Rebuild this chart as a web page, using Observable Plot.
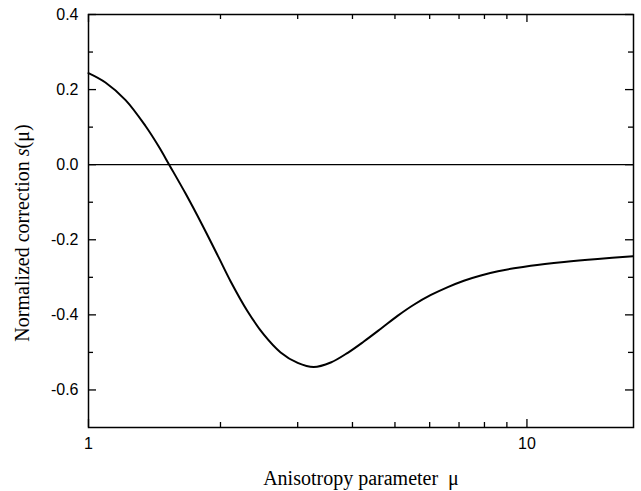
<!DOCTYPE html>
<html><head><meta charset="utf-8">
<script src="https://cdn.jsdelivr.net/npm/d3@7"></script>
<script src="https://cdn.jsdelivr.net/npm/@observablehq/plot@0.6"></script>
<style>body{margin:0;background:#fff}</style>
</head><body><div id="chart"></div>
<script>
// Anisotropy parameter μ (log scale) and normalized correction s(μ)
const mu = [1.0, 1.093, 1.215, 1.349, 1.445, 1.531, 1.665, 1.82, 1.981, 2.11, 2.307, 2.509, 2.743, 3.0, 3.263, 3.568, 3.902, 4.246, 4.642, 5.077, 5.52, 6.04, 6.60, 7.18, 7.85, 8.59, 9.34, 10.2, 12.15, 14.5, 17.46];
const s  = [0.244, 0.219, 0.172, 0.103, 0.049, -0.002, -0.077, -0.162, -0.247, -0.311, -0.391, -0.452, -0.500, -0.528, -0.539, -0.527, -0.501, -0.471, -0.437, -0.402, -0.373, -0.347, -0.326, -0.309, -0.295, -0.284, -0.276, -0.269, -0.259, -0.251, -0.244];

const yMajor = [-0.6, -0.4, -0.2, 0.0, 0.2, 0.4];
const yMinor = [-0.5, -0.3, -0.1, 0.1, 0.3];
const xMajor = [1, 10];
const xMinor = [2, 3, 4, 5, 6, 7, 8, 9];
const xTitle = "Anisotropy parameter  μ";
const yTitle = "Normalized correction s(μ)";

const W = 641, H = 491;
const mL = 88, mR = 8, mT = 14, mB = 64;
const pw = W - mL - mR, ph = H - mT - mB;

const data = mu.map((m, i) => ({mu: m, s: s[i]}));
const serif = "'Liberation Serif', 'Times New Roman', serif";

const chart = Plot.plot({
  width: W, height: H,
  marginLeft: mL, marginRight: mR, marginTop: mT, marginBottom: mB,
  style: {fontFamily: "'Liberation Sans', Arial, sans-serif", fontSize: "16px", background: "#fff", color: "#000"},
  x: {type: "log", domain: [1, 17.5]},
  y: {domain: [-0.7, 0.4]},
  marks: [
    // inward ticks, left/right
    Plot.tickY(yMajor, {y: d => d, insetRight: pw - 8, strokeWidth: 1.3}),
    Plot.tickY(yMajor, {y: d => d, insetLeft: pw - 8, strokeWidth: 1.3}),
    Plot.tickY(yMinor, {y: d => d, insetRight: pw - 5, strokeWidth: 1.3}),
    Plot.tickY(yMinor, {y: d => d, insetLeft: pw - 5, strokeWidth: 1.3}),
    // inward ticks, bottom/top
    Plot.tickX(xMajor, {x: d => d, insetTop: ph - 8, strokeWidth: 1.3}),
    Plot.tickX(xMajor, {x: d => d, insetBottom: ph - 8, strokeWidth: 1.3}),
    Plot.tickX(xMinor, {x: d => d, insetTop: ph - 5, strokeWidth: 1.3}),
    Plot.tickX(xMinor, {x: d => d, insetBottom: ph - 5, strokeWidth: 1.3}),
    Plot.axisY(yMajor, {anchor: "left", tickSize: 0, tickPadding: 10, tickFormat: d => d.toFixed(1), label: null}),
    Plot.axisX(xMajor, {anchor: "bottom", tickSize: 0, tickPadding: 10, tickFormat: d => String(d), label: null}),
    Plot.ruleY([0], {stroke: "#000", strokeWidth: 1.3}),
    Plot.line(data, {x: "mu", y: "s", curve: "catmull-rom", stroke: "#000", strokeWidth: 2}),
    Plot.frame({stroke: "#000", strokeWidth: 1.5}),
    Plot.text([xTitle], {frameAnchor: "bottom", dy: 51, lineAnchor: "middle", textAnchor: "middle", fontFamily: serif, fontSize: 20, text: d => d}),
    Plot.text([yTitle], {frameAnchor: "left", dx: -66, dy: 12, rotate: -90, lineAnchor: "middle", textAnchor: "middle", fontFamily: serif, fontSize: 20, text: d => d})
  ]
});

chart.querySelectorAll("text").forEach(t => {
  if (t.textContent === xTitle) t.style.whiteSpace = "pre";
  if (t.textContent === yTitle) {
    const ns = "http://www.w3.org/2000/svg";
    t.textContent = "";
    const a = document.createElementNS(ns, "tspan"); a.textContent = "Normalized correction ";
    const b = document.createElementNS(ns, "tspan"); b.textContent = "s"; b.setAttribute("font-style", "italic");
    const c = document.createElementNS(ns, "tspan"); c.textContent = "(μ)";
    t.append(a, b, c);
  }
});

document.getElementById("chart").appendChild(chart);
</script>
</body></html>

===============

■ **Task instructions**
Repeat the material above in full and exactly, omitting the pictures.

■ **Solution for this exercise**
Rebuild this chart as a web page, using Observable Plot.
<!DOCTYPE html>
<html><head><meta charset="utf-8">
<script src="https://cdn.jsdelivr.net/npm/d3@7"></script>
<script src="https://cdn.jsdelivr.net/npm/@observablehq/plot@0.6"></script>
<style>body{margin:0;background:#fff}</style>
</head><body><div id="chart"></div>
<script>
// Anisotropy parameter μ (log scale) and normalized correction s(μ)
const mu = [1.0, 1.093, 1.215, 1.349, 1.445, 1.531, 1.665, 1.82, 1.981, 2.11, 2.307, 2.509, 2.743, 3.0, 3.263, 3.568, 3.902, 4.246, 4.642, 5.077, 5.52, 6.04, 6.60, 7.18, 7.85, 8.59, 9.34, 10.2, 12.15, 14.5, 17.46];
const s  = [0.244, 0.219, 0.172, 0.103, 0.049, -0.002, -0.077, -0.162, -0.247, -0.311, -0.391, -0.452, -0.500, -0.528, -0.539, -0.527, -0.501, -0.471, -0.437, -0.402, -0.373, -0.347, -0.326, -0.309, -0.295, -0.284, -0.276, -0.269, -0.259, -0.251, -0.244];

const yMajor = [-0.6, -0.4, -0.2, 0.0, 0.2, 0.4];
const yMinor = [-0.5, -0.3, -0.1, 0.1, 0.3];
const xMajor = [1, 10];
const xMinor = [2, 3, 4, 5, 6, 7, 8, 9];
const xTitle = "Anisotropy parameter  μ";
const yTitle = "Normalized correction s(μ)";

const W = 641, H = 491;
const mL = 88, mR = 8, mT = 14, mB = 64;
const pw = W - mL - mR, ph = H - mT - mB;

const data = mu.map((m, i) => ({mu: m, s: s[i]}));
const serif = "'Liberation Serif', 'Times New Roman', serif";

const chart = Plot.plot({
  width: W, height: H,
  marginLeft: mL, marginRight: mR, marginTop: mT, marginBottom: mB,
  style: {fontFamily: "'Liberation Sans', Arial, sans-serif", fontSize: "16px", background: "#fff", color: "#000"},
  x: {type: "log", domain: [1, 17.5]},
  y: {domain: [-0.7, 0.4]},
  marks: [
    // inward ticks, left/right
    Plot.tickY(yMajor, {y: d => d, insetRight: pw - 8, strokeWidth: 1.3}),
    Plot.tickY(yMajor, {y: d => d, insetLeft: pw - 8, strokeWidth: 1.3}),
    Plot.tickY(yMinor, {y: d => d, insetRight: pw - 5, strokeWidth: 1.3}),
    Plot.tickY(yMinor, {y: d => d, insetLeft: pw - 5, strokeWidth: 1.3}),
    // inward ticks, bottom/top
    Plot.tickX(xMajor, {x: d => d, insetTop: ph - 8, strokeWidth: 1.3}),
    Plot.tickX(xMajor, {x: d => d, insetBottom: ph - 8, strokeWidth: 1.3}),
    Plot.tickX(xMinor, {x: d => d, insetTop: ph - 5, strokeWidth: 1.3}),
    Plot.tickX(xMinor, {x: d => d, insetBottom: ph - 5, strokeWidth: 1.3}),
    Plot.axisY(yMajor, {anchor: "left", tickSize: 0, tickPadding: 10, tickFormat: d => d.toFixed(1), label: null}),
    Plot.axisX(xMajor, {anchor: "bottom", tickSize: 0, tickPadding: 10, tickFormat: d => String(d), label: null}),
    Plot.ruleY([0], {stroke: "#000", strokeWidth: 1.3}),
    Plot.line(data, {x: "mu", y: "s", curve: "catmull-rom", stroke: "#000", strokeWidth: 2}),
    Plot.frame({stroke: "#000", strokeWidth: 1.5}),
    Plot.text([xTitle], {frameAnchor: "bottom", dy: 51, lineAnchor: "middle", textAnchor: "middle", fontFamily: serif, fontSize: 20, text: d => d}),
    Plot.text([yTitle], {frameAnchor: "left", dx: -66, dy: 12, rotate: -90, lineAnchor: "middle", textAnchor: "middle", fontFamily: serif, fontSize: 20, text: d => d})
  ]
});

chart.querySelectorAll("text").forEach(t => {
  if (t.textContent === xTitle) t.style.whiteSpace = "pre";
  if (t.textContent === yTitle) {
    const ns = "http://www.w3.org/2000/svg";
    t.textContent = "";
    const a = document.createElementNS(ns, "tspan"); a.textContent = "Normalized correction ";
    const b = document.createElementNS(ns, "tspan"); b.textContent = "s"; b.setAttribute("font-style", "italic");
    const c = document.createElementNS(ns, "tspan"); c.textContent = "(μ)";
    t.append(a, b, c);
  }
});

document.getElementById("chart").appendChild(chart);
</script>
</body></html>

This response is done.